- **Direction**
Set the listing down again in full, word for word, with the pictures left out.

- **Given material**
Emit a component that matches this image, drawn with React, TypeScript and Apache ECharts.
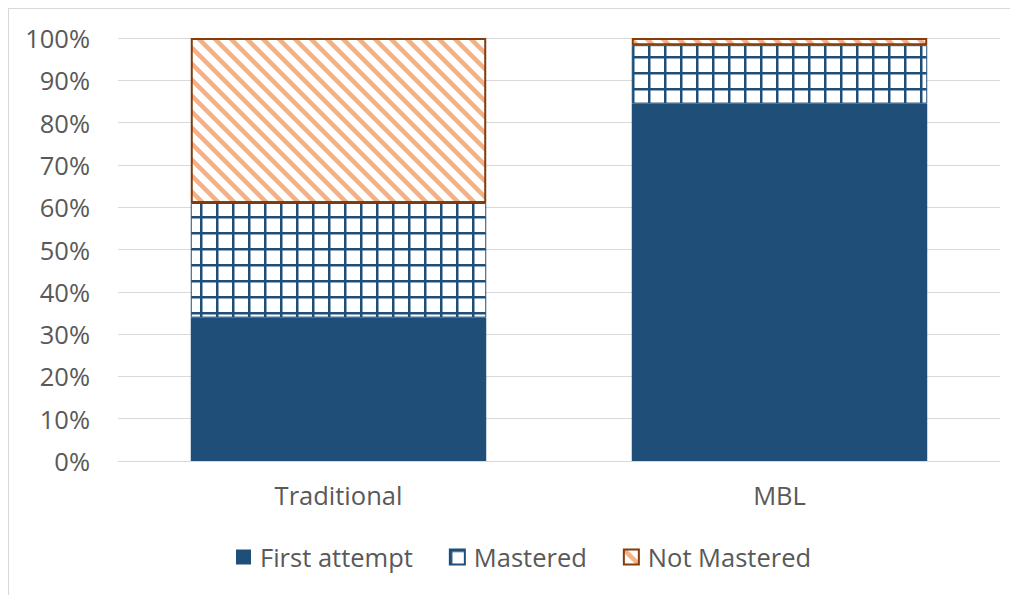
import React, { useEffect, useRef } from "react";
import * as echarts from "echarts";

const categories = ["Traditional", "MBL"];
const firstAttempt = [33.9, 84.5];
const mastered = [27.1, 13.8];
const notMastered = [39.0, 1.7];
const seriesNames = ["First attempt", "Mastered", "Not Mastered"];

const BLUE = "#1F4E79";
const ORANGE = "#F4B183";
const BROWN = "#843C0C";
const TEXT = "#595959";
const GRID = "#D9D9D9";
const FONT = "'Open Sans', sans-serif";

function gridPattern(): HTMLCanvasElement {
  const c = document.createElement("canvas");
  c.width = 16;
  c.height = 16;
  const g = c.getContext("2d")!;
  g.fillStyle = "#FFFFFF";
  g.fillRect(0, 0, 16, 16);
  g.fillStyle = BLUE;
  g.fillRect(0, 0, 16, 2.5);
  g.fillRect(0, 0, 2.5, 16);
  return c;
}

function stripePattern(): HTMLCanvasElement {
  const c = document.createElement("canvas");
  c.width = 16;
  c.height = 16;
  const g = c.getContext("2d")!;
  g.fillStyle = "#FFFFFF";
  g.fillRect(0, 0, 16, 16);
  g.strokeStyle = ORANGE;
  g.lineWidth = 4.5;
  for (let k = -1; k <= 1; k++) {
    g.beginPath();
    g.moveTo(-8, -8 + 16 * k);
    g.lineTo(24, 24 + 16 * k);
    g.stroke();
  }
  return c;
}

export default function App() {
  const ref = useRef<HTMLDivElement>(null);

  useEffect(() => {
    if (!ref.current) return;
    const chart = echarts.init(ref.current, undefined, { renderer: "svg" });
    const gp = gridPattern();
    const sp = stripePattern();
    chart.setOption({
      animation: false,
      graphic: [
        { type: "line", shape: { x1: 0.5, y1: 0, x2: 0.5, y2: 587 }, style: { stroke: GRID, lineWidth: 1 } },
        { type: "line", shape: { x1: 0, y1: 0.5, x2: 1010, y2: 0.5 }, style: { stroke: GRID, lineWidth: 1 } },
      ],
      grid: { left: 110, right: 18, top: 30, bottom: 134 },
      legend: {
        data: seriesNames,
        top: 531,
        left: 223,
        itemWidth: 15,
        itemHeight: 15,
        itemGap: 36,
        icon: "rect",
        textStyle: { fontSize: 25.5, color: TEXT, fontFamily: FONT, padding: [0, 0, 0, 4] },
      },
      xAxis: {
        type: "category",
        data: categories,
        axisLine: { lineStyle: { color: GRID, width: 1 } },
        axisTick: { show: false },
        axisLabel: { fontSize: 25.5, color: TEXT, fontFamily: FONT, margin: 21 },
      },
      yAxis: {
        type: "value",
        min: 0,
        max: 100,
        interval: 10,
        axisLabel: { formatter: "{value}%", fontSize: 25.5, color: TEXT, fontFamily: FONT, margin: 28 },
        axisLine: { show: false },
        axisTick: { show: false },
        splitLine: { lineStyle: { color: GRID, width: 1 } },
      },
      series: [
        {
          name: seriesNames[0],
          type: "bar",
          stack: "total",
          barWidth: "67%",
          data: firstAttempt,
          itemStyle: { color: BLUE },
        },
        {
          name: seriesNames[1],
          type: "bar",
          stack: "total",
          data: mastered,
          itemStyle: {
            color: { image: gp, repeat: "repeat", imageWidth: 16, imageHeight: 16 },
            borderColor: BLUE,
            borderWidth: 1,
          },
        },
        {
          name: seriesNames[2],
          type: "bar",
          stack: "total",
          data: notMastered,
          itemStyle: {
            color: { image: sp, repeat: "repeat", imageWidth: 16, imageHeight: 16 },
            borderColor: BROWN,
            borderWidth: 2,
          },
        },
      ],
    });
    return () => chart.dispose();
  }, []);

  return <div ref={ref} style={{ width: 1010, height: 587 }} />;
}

- **Solution to this problem**
Emit a component that matches this image, drawn with React, TypeScript and Apache ECharts.
import React, { useEffect, useRef } from "react";
import * as echarts from "echarts";

const categories = ["Traditional", "MBL"];
const firstAttempt = [33.9, 84.5];
const mastered = [27.1, 13.8];
const notMastered = [39.0, 1.7];
const seriesNames = ["First attempt", "Mastered", "Not Mastered"];

const BLUE = "#1F4E79";
const ORANGE = "#F4B183";
const BROWN = "#843C0C";
const TEXT = "#595959";
const GRID = "#D9D9D9";
const FONT = "'Open Sans', sans-serif";

function gridPattern(): HTMLCanvasElement {
  const c = document.createElement("canvas");
  c.width = 16;
  c.height = 16;
  const g = c.getContext("2d")!;
  g.fillStyle = "#FFFFFF";
  g.fillRect(0, 0, 16, 16);
  g.fillStyle = BLUE;
  g.fillRect(0, 0, 16, 2.5);
  g.fillRect(0, 0, 2.5, 16);
  return c;
}

function stripePattern(): HTMLCanvasElement {
  const c = document.createElement("canvas");
  c.width = 16;
  c.height = 16;
  const g = c.getContext("2d")!;
  g.fillStyle = "#FFFFFF";
  g.fillRect(0, 0, 16, 16);
  g.strokeStyle = ORANGE;
  g.lineWidth = 4.5;
  for (let k = -1; k <= 1; k++) {
    g.beginPath();
    g.moveTo(-8, -8 + 16 * k);
    g.lineTo(24, 24 + 16 * k);
    g.stroke();
  }
  return c;
}

export default function App() {
  const ref = useRef<HTMLDivElement>(null);

  useEffect(() => {
    if (!ref.current) return;
    const chart = echarts.init(ref.current, undefined, { renderer: "svg" });
    const gp = gridPattern();
    const sp = stripePattern();
    chart.setOption({
      animation: false,
      graphic: [
        { type: "line", shape: { x1: 0.5, y1: 0, x2: 0.5, y2: 587 }, style: { stroke: GRID, lineWidth: 1 } },
        { type: "line", shape: { x1: 0, y1: 0.5, x2: 1010, y2: 0.5 }, style: { stroke: GRID, lineWidth: 1 } },
      ],
      grid: { left: 110, right: 18, top: 30, bottom: 134 },
      legend: {
        data: seriesNames,
        top: 531,
        left: 223,
        itemWidth: 15,
        itemHeight: 15,
        itemGap: 36,
        icon: "rect",
        textStyle: { fontSize: 25.5, color: TEXT, fontFamily: FONT, padding: [0, 0, 0, 4] },
      },
      xAxis: {
        type: "category",
        data: categories,
        axisLine: { lineStyle: { color: GRID, width: 1 } },
        axisTick: { show: false },
        axisLabel: { fontSize: 25.5, color: TEXT, fontFamily: FONT, margin: 21 },
      },
      yAxis: {
        type: "value",
        min: 0,
        max: 100,
        interval: 10,
        axisLabel: { formatter: "{value}%", fontSize: 25.5, color: TEXT, fontFamily: FONT, margin: 28 },
        axisLine: { show: false },
        axisTick: { show: false },
        splitLine: { lineStyle: { color: GRID, width: 1 } },
      },
      series: [
        {
          name: seriesNames[0],
          type: "bar",
          stack: "total",
          barWidth: "67%",
          data: firstAttempt,
          itemStyle: { color: BLUE },
        },
        {
          name: seriesNames[1],
          type: "bar",
          stack: "total",
          data: mastered,
          itemStyle: {
            color: { image: gp, repeat: "repeat", imageWidth: 16, imageHeight: 16 },
            borderColor: BLUE,
            borderWidth: 1,
          },
        },
        {
          name: seriesNames[2],
          type: "bar",
          stack: "total",
          data: notMastered,
          itemStyle: {
            color: { image: sp, repeat: "repeat", imageWidth: 16, imageHeight: 16 },
            borderColor: BROWN,
            borderWidth: 2,
          },
        },
      ],
    });
    return () => chart.dispose();
  }, []);

  return <div ref={ref} style={{ width: 1010, height: 587 }} />;
}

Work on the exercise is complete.